Step 3: Give the Week a Simple Rhythm

Progress is lighter when your week has a repeating rhythm instead of a brand‑new plan every day.

Think in three anchors:

  • Monday: choose the week’s one thing and schedule your finish sessions.
  • Midweek (Wed/Thu): one check‑in to adjust (move a session, shrink a task, or redefine what “finished enough” looks like).
  • Friday: a 10‑minute recap of what actually moved.

You can layer this on top of your existing routines from pieces like Spring Wellness Reset: Tiny Habits for a Fresh Start or Low Dopamine Morning Routine: A Practical Guide to Starting Your Day Without Your Phone.

Here’s what that might look like in real life:

  • Monday morning: while your coffee cools, write this week’s one thing at the top of your planner.
  • Wednesday evening: glance at your calendar and protect at least one remaining finish session.
  • Friday afternoon: list three sentences: “This week moved forward…”, even if the wins are small.

These micro‑rituals keep your attention oriented toward movement, not just what’s urgent.

Step 4: Let Your Environment Do Some of the Work

If your entire home is designed around screens and comfort, it will naturally pull you toward consumption instead of creation.

Instead of fighting that with willpower, make a few strategic tweaks so your space quietly supports the kind of week you want.

You’ve already seen this principle in action in posts like:

For this specific week, try designing a “work that moves things” corner:

  • One chair or spot at the table that becomes your finish corner.
  • A notebook, laptop, or project basket that always lives there.
  • Soft but focused lighting (a small lamp, a candle, or both).

When you sit in that spot, your brain knows: this is where we move things forward.

Add one tiny friction against distraction:

  • Phone charges in another room.
  • Social apps live off your home screen.
  • TV remote is tucked away during your finish sessions.

You’re not banning screens. You’re simply making the path toward movement slightly smoother than the path toward another scroll tunnel.

Step 5: Use Mornings and Evenings to Protect the Week

Many weeks stall out not because of what happens at 9:00 AM, but because of what happens at 9:00 PM.

If every evening dissolves into “one more episode + one more scroll,” mornings turn into rescue missions instead of launch pads.

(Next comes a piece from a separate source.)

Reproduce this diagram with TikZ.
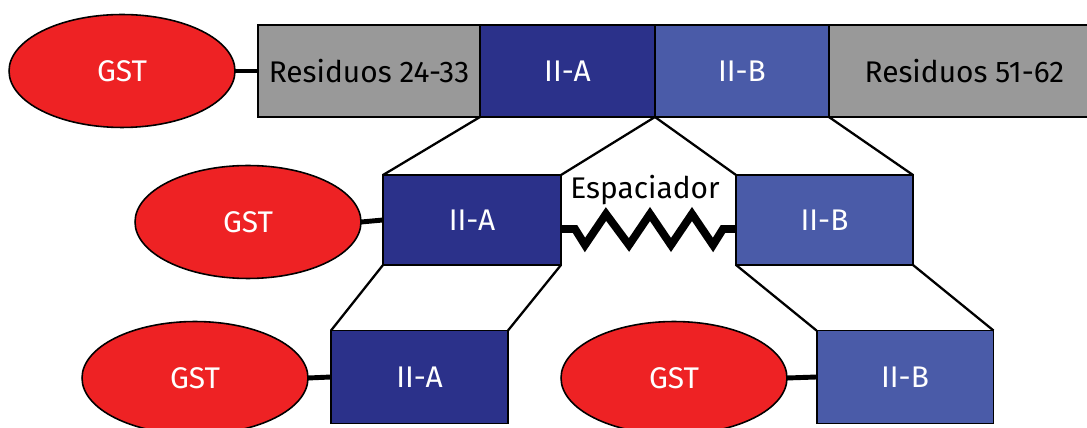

This is where a simple, beautiful structure like The Case for an Analog Hour at Home can quietly change the feel of your entire week.

Choose one of these evening anchors:

  • A 45‑minute analog hour after dinner (puzzle, book, journaling, gentle home reset).
  • A nightly reading nook session using the formula from Creating a Reading Nook You’ll Choose Over Scrolling.
  • A short “closing ritual” where you reset one surface, set out tomorrow’s tools, and write down the next finish step.

Then add two light rules:

  1. Phones have a home outside the main evening space.
  2. Streaming and social apps open after your analog block, not during it.

On the other side, let mornings carry your week’s one thing before everything else. If you’re experimenting with a low‑stimulation start, Low Dopamine Morning Routine is your deeper companion.

Even 20–30 minutes where your attention goes to your one thing before it goes to your phone can completely change how the whole week feels.

Step 6: Match Your One Thing to Your Best Energy

Not every hour of the day is equal.

There is a version of you who is naturally clearer, kinder, and more willing to do the work that matters. Your job is to give that version of you first access to the things that move life forward.

A few questions to ask:

  • When do I feel most like myself—early morning, late morning, afternoon, or evening?
  • Which 60–90 minutes of my week consistently feel the calmest?
  • If I gave those to my one thing, what would change?

From there:

  • Put at least one finish session in your highest‑energy window.
  • Let lower‑energy times hold maintenance tasks and light admin.

This is slow productivity in practice: matching the work that matters with the energy that can actually carry it, instead of asking your most tired self to build your favorite life.

Step 7: Decide What Will Not Move This Week (On Purpose)

A week where everything moves is a week where nothing really does.

Part of designing a week that works is choosing what will not move right now.

Try a quick audit:

  1. List the projects, habits, and nice‑to‑haves living in your brain.
  2. Mark each as:
    • Now – this deserves movement in the next 1–4 weeks.
    • Later – it matters, just not in this season.
    • No longer – it belongs to a previous version of you.
  3. For each No longer, close the loop in a tangible way (archive the doc, cancel the subscription, return the materials).

You’re not failing at those things—you’re releasing them so the stories that do matter can finally get your full weight behind them.

You’ll recognize the same gentle ruthlessness from How to Finish What You Start and Why Slow Productivity Is the Only Sustainable Path for Women: fewer, better projects; more honest expectations; deeper follow‑through.

Step 8: Redefine What a “Good Week” Feels Like

If you’ve spent years equating a “good week” with:

  • An empty inbox
  • A spotless house
  • A perfectly updated to‑do app

…it may feel strange at first to judge your week by what moved, not how tidy everything looks.

But over time, something shifts:

  • You care more about the article you published than the four you outlined.
  • You care more about the one room that feels like your future than the five that stayed exactly the same.
  • You care more about the weekly analog pocket with your partner or kids than the nights you caught up on every show.

That’s the quiet click of moving from passive consumption to active construction of your life.

A full week is nice. A moving week is unforgettable.